Q. My wife and I are in our late 50s. Our house is paid off and our youngest child finishes college in June. We are starting to plan for retirement, but don’t know how to factor in Social Security. What do you suggest? – Tom B.
A. Social Security is a federal entitlement program that guarantees retired workers, their spouses and some dependents a basic income for life. Since its inception, its liabilities have grown exponentially, as Congress has enhanced benefits. And it’s no secret that Social Security has a major funding problem.
For the most part, Social Security is financed by employers and employees. Both pay a 6.2 percent payroll tax on annual compensation up to an earnings cap ($106,800 in 2010).
Today, Social Security is taking in more money than it’s paying out. This excess is deposited into the Social Security Trust Fund, which, in turn, is invested in Treasury securities to finance federal spending. But benefit costs will exceed taxes and interest income beginning in 2024, and the trust will start depleting principal. By 2037, the trust will be depleted and Social Security will be able to pay only 78 percent of promised benefits.

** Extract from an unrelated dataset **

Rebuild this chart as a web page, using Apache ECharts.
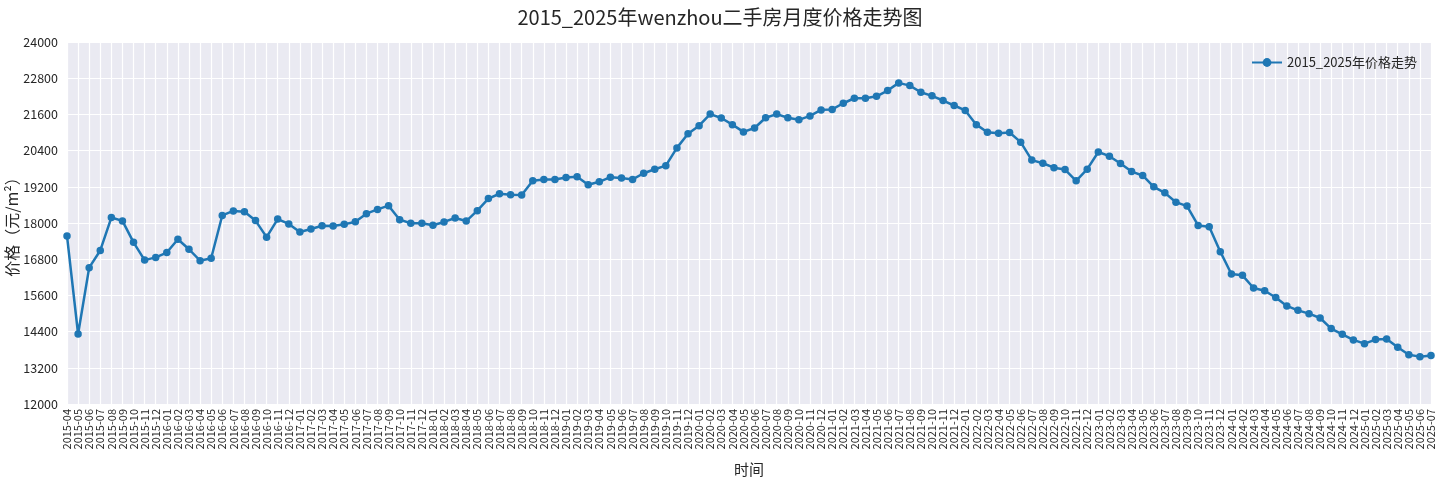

Clearly, Social Security must be fixed. There are two ways to do this: decrease benefits or increase revenues. Here are several of the leading proposals.
•Increase full retirement age (FRA). Although life expectancy has increased by 10 years since Social Security began, the FRA has increased by only two years (from 65 to 67).
•Use the Consumer Price Index to calculate initial benefits. The National Average Wage Index is used to calculate workers’ initial benefits. Shifting to the index would result in lower initial benefits.
•Raise payroll taxes. Employers and their workers would pay a higher percent of compensation in payroll taxes.
•Raise the earnings cap. The index is used to set the earnings cap. Shifting to the National Average Wage Index would result in a higher earnings cap.
In reality, we are likely to see a combination of these proposals come into play.
The conventional wisdom is that “near retirees” (55 and older) and low-to-middle- income retirees are likely to see little or no change in benefits. The rationale is that near retirees have paid in for 30 to 40 years and lack the time to adapt to major changes in the system. And low-to-middle- income retirees already depend on Social Security benefits.
You and your wife are near retirees. Assuming you are low-to-middle-income (annual income of $250,000 or less), I would use the figures presented in your Social Security statements to estimate your retirement benefits. That said, you must monitor for changes to the system and be prepared to adapt as they unfold.
Planning tip: You can find out more about the future of Social Security at ssa.gov and the Center for Retirement Research at Boston College at crr.bc.edu.